The blue curve is actually made up of 301 line segments. It shows that optimal play gives the maximum payout of $250 with high probability for all but the smallest starting bankrolls. When you start with $25, the odds are 98.64% that you’ll get the full $250. For the first wager, bet amounts from $1.99 to $3.16 are equally good.

However, if we play this game for 10,000 bets, the best starting bet drops to between $0.37 and $0.51. And if we are given only 3 bets, the optimum strategy is to just bet it all 3 times hoping to end up with $200. So, we see that optimum bet sizing can be very different from the Kelly Criterion.

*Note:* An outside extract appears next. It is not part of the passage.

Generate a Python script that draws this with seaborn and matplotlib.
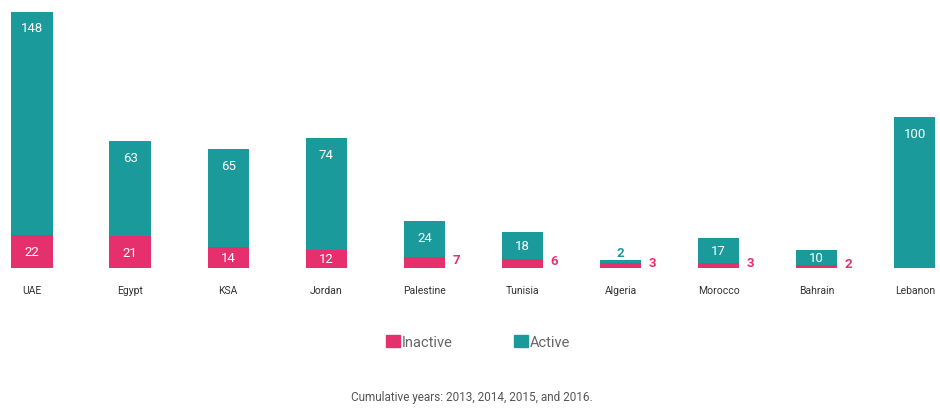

As promised earlier, optimal bet sizes don’t even depend on the coin’s bias. In the procedures where we nailed down lines grabbed them in the middle and stretched them up, the coin’s bias affected how high we stretched the lines up, but not the bet sizes.

If heads comes up only 55% of the time, the expected winnings drop from $246.60 to $168.56. If heads comes up 70% of the time, the expected final bankroll is less than one-millionth of a cent under $250. But the bet sizes don’t change, even though the Kelly Criterion would have you making different bet sizes.

Not knowing the winnings cap

Returning to the original games where subjects don’t know the winnings cap, the optimal strategy depends on your opinion of the probability distribution of the winnings cap. However, for any reasonable assumed distribution that would not destroy the experimenters financially, optimal strategies won’t look much like the Kelly Criterion.

This doesn’t mean that the Kelly Criterion is wrong in other contexts. It just means that the winnings cap changes this game significantly. We can’t say that subjects are crazy for making bets that don’t agree with the Kelly Criterion. While Kelly-sized bets work reasonably well, there are many other strategies that work well, and some that work better for this game.

Probably the biggest challenge for the experimenters is that the amount of money at stake is fairly small compared to the subjects’ other assets, including human capital. This shows up most at the end of the game where is makes sense to make large bets. When you’re handling your actual portfolio, situations where it makes sense to bet it all are highly contrived.

Conclusion

These experimenters have done some fascinating research that digs into how people understand investment risk. Despite the fact that the game they designed has limitations that are hard to fix, their results were illuminating, mainly because the subjects performed so poorly. Another conclusion readers can draw is that I enjoy analyzing games and dug further into this one than was necessary to explain the game’s differences from actual investing.